Ukraine war makes co-operation with Moscow ‘inconceivable’, German chancellor insists

Olaf Scholz assured Baltic Nato partners that Berlin would help ‘defend every square metre of alliance’

Russia’s invasion of Ukraine has made co-operation with Moscow “inconceivable in the foreseeable future”, according to German chancellor Olaf Scholz.

In the Bundestag on Wednesday, Mr Scholz said the war in Ukraine would dominate Thursday’s European Council meeting in Brussels, as well as Sunday’s G7 meeting in Bavaria and next week’s Nato summit in Madrid.

“A partnership with Russia ... is unimaginable for the foreseeable future given Putin’s aggressive, imperialist Russia,” said Mr Scholz, after months of Ukrainian frustration and doubt over Germany’s strategic course in the war.

Amid ongoing tensions between Lithuania and Russia over access to the latter’s enclave of Kaliningrad, the chancellor assured Baltic Nato partners that Berlin would help “defend every square metre of alliance”.

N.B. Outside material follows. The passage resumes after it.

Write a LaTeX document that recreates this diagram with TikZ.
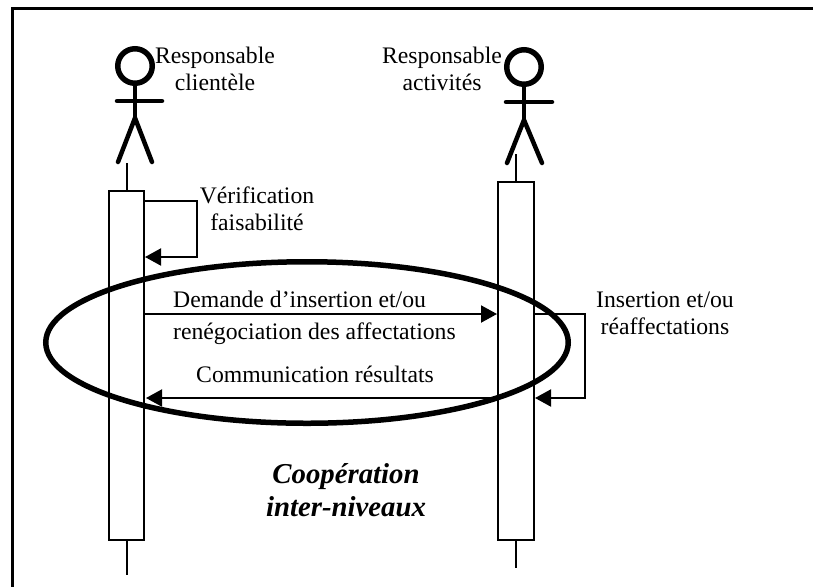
\documentclass[tikz,border=0pt]{standalone}
\usepackage{fontspec}
\setmainfont{Liberation Serif}
\usetikzlibrary{arrows.meta}
\usetikzlibrary{shapes.geometric}
\tikzset{
    limb/.style={line width=4.5pt, line cap=round},
    head/.style={circle, draw, line width=5.5pt, minimum size=34.5pt, inner sep=0pt},
    lifeline/.style={line width=2pt},
    activation/.style={draw, fill=white, line width=2pt, inner sep=0pt},
    msg/.style={line width=2pt, -{Triangle[length=16pt,width=17pt]}},
    label/.style={font=\fontsize{23.7}{27}\selectfont, align=center, inner sep=0pt},
}

\begin{document}
\begin{tikzpicture}[x=1pt, y=-1pt]
        \useasboundingbox (0, 0) rectangle (813, 587);
        % frame
        \draw (813, 8.7) coordinate(frameright);
        \draw (12.7, 8.7) coordinate(framecorner);
        \draw (12.7, 587) coordinate(framebottom);
        \draw[line width=3.4pt] (frameright) -- (framecorner) -- (framebottom);

        % first actor
        \draw (135, 66) node(head1)[head]{};
        \draw (135, 118) coordinate(hip1);
        \draw (117, 101) coordinate(arm1a);
        \draw (162, 101) coordinate(arm1b);
        \draw (118, 162) coordinate(leg1a);
        \draw (152, 162) coordinate(leg1b);
        \draw[limb] (head1) -- (hip1);
        \draw[limb] (arm1a) -- (arm1b);
        \draw[limb] (leg1a) -- (hip1) -- (leg1b);

        % second actor
        \draw (524, 67) node(head2)[head]{};
        \draw (524, 120) coordinate(hip2);
        \draw (506, 102) coordinate(arm2a);
        \draw (552, 102) coordinate(arm2b);
        \draw (507, 163) coordinate(leg2a);
        \draw (542, 163) coordinate(leg2b);
        \draw[limb] (head2) -- (hip2);
        \draw[limb] (arm2a) -- (arm2b);
        \draw[limb] (leg2a) -- (hip2) -- (leg2b);

        % lifelines
        \draw (127, 163) coordinate(top1);
        \draw (127, 575) coordinate(bottom1);
        \draw (516, 154) coordinate(top2);
        \draw (516, 568) coordinate(bottom2);
        \draw[lifeline] (top1) -- (bottom1);
        \draw[lifeline] (top2) -- (bottom2);
        \draw (126.5, 365.5) node(box1)[activation, minimum width=35pt, minimum height=349pt]{};
        \draw (516, 361) node(box2)[activation, minimum width=36pt, minimum height=358pt]{};

        % messages
        \draw (144, 201) coordinate(self1a);
        \draw (197, 201) coordinate(self1b);
        \draw (197, 257) coordinate(self1c);
        \draw (145, 257) coordinate(self1d);
        \draw[msg] (self1a) -- (self1b) -- (self1c) -- (self1d);
        \draw (144, 314) coordinate(ask1);
        \draw (497, 314) coordinate(ask2);
        \draw[msg] (ask1) -- (ask2);
        \draw (534, 314) coordinate(self2a);
        \draw (585, 314) coordinate(self2b);
        \draw (585, 398) coordinate(self2c);
        \draw (535, 398) coordinate(self2d);
        \draw[msg] (self2a) -- (self2b) -- (self2c) -- (self2d);
        \draw (498, 398) coordinate(reply2);
        \draw (146, 398) coordinate(reply1);
        \draw[msg] (reply2) -- (reply1);

        \draw (307, 342.5) node(cooperation)[ellipse, draw, line width=5.5pt, minimum width=522.5pt, minimum height=161.5pt, inner sep=0pt]{};

        % labels
        \draw (215, 68.5) node(actor1)[label]{Responsable\\clientèle};
        \draw (442, 68.5) node(actor2)[label]{Responsable\\activités};
        \draw (257, 209) node(check)[label]{Vérification\\faisabilité};
        \draw (173, 307) node(ask)[label, anchor=base west]{Demande d’insertion et/ou};
        \draw (173, 339) node(renego)[label, anchor=base west]{renégociation des affectations};
        \draw (196, 382) node(reply)[label, anchor=base west]{Communication résultats};
        \draw (665, 313) node(insert)[label]{Insertion et/ou\\réaffectations};
        \draw (346, 490) node(level)[font=\fontsize{28.8}{33}\selectfont\bfseries\itshape, align=center, inner sep=0pt]{Coopération\\inter-niveaux};
    \end{tikzpicture}
\end{document}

Mr Scholz urged Kyiv’s western allies to “stay the course” with sanctions, arms and financial aid “until Putin finally realises his colossal misjudgment”.

After four months of promises, Germany confirmed on Tuesday it had delivered its first heavy arms: self-propelling armoured howitzers — with tanks and other equipment promised later this year.

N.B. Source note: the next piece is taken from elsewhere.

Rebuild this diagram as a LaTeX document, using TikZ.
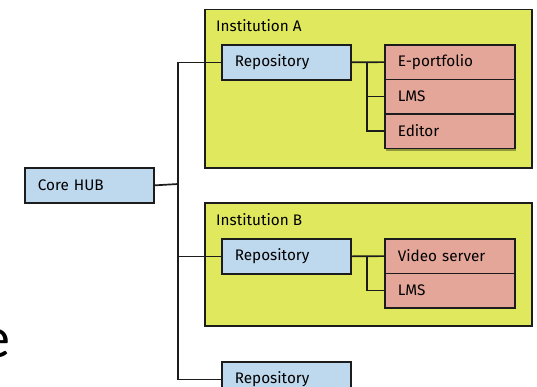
\documentclass[tikz,border=0pt]{standalone}
\usepackage{fontspec}
\setmainfont{Fira Sans}
\newfontfamily\bigfont{Carlito}
\usetikzlibrary{shadows}
\definecolor{instyellow}{RGB}{224,233,94}
\definecolor{repoblue}{RGB}{190,216,237}
\definecolor{appred}{RGB}{228,166,152}
\definecolor{edge}{RGB}{28,28,28}
\tikzset{
  x=1pt, y=-1pt,
  shad/.style={drop shadow={shadow xshift=1.5pt, shadow yshift=-1.5pt, opacity=0.35, fill=black}},
  bluebox/.style={draw=edge, line width=1.7pt, fill=repoblue, shad, minimum width=129pt, minimum height=35pt, text width=103pt, inner xsep=13pt, inner ysep=0pt, align=left, anchor=north west, font=\fontsize{15.3}{17}\selectfont},
  redbox/.style={draw=edge, line width=1.7pt, fill=appred, minimum width=130pt, minimum height=34.5pt, text width=104pt, inner xsep=13pt, inner ysep=0pt, align=left, anchor=north west, font=\fontsize{15.3}{17}\selectfont},
  instbox/.style={draw=edge, line width=1.7pt, fill=instyellow, shad, anchor=north west, inner sep=0pt},
  insttitle/.style={anchor=base west, inner sep=0pt, font=\fontsize{15.3}{17}\selectfont},
  wire/.style={draw=edge, line width=1.7pt}
}
\begin{document}
\begin{tikzpicture}
\useasboundingbox (0,0) rectangle (537,386);
% Institution boxes
\node[instbox, minimum width=327pt, minimum height=158.5pt] (instA) at (204,8.5) {};
\node[insttitle] (titleA) at (216,31.5) {Institution A};
\node[instbox, minimum width=327pt, minimum height=123pt] (instB) at (204,202) {};
\node[insttitle] (titleB) at (216,225.5) {Institution B};
% blue boxes
\node[bluebox] (hub) at (24,167) {Core HUB};
\node[bluebox] (repoA) at (221,44) {Repository};
\node[bluebox] (repoB) at (221,238) {Repository};
\node[bluebox] (repoC) at (221,361) {Repository};
% red stacks (shadow behind)
\fill[black, opacity=0.35] (385.5,45.5) rectangle (515.5,150.5);
\node[redbox] (eport) at (384,44) {E-portfolio};
\node[redbox] (lmsA) at (384,78.5) {LMS};
\node[redbox] (editor) at (384,113) {Editor};
\fill[black, opacity=0.35] (385.5,239.5) rectangle (515.5,308.5);
\node[redbox] (video) at (384,238) {Video server};
\node[redbox] (lmsB) at (384,272.5) {LMS};
% trunk
\coordinate (tr) at (178,184);
\draw[wire] (hub.east) -- (tr);
\draw[wire] (repoA.west) -- (repoA.west -| tr) -- (repoC.west -| tr) -- (repoC.west);
\draw[wire] (repoB.west) -- (repoB.west -| tr);
% branches A
\coordinate (ja) at (367,61);
\draw[wire] (repoA.east) -- (eport.west);
\draw[wire] (eport.west -| ja) |- (editor.west);
\draw[wire] (lmsA.west -| ja) -- (lmsA.west);
% branches B
\coordinate (jb) at (367,255);
\draw[wire] (repoB.east) -- (video.west);
\draw[wire] (video.west -| jb) |- (lmsB.west);
% partial letter at left edge
\node[anchor=base east, inner sep=0pt, font=\bigfont\fontsize{58}{60}\selectfont] (frag) at (10.5,357) {e};
\end{tikzpicture}
\end{document}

Along with France and Italy, Germany has promised, too, to lobby on Kyiv’s behalf with other EU leaders ahead of the required unanimous support to grant Ukraine EU candidate status.

The reconstruction of Ukraine will be a “task for generations”, Mr Scholz said, likening the task to the multibillion US Marshall Plan to rebuild western Europe after the second World War.

Mr Scholz has invited Ukraine president Volodymyr Zelenskiy to participate in the G7 summit to “agree on what such a ‘Marshall Plan for Ukraine’ would look like”.

While Mr Scholz insists Ukraine deserves to be an EU membership candidate — with further work required on Kyiv’s side — his foreign policy adviser Jens Plötner suggested this week that “just because you’re attacked doesn’t automatically mean your rule of law improves”.

Mr Plötner criticised as misplaced a “feverishness” over outstanding arms deliveries in the German media that “misses the big issues”.

“Somehow there are fewer articles about what our relationship with Russia should be like in the future,” he said. “And that is at least as exciting and relevant an issue, and one we should be discussing.”

A career diplomat and a key figure in controlling Germany’s contested arms deliveries to Ukraine, Mr Plötner helped draft Berlin’s now defunct Russian strategy during his time as adviser to ex-SPD foreign minister Frank-Walter Steinmeier.

Now federal president, Mr Steinmeier has described as a “mistake” the previous Russian strategy he helped shape, dating back to his time as Gerhard Schröder’s chief of staff, characterised by close bilateral business ties and growing dependency on Russian energy.

Sorry not sorry: Merkel's Putin policy under the spotlight

For the first time since retiring, former chancellor of Germany Angela Merkel spoke out about how her government treated an increasingly aggressive Russia - treatment that is now under the spotlight. Derek Scally was there when Merkel spoke and tells Conor Pope about how she justified those decisions and whether her excuses stand up to scrutiny. In part two: what is the new chancellor Olaf Scholz saying and doing about Russia and the war in Ukraine?

Already an unpopular figure in Ukraine, Mr Plötner’s remarks have attracted fury in Berlin — even inside the Scholz administration.

For the Free Democratic Party (FDP), junior coalition partner in Berlin, Mr Plötner’s remarks reveal the “thinking that has brought us into this terrible situation in recent decades”.

“This is not the time to think lovingly about Russia,” said Marie-Agnes Strack-Zimmermann, a leading FDP politician and head of the Bundestag defence committee.

Germany’s opposition Christian Democratic Union (CDU) described Mr Plötner’s thinking as “continuing an error that Germany, for a positive relationship with Russia, should show restraint towards Ukraine”.

The debate comes as Germany’s ruling centre-left Social Democratic Party (SPD) struggle to assess the wreckage of its own Russia policy.

“We are not to blame for Putin’s war but we have to ask ourselves self-critically what we could have done differently before February 24th,” said Lars Klingbeil, SPD co-chairman, in a speech on Tuesday. “We should have seen differently the signals from Russia, at the very latest from the time of the annexation of Crimea.”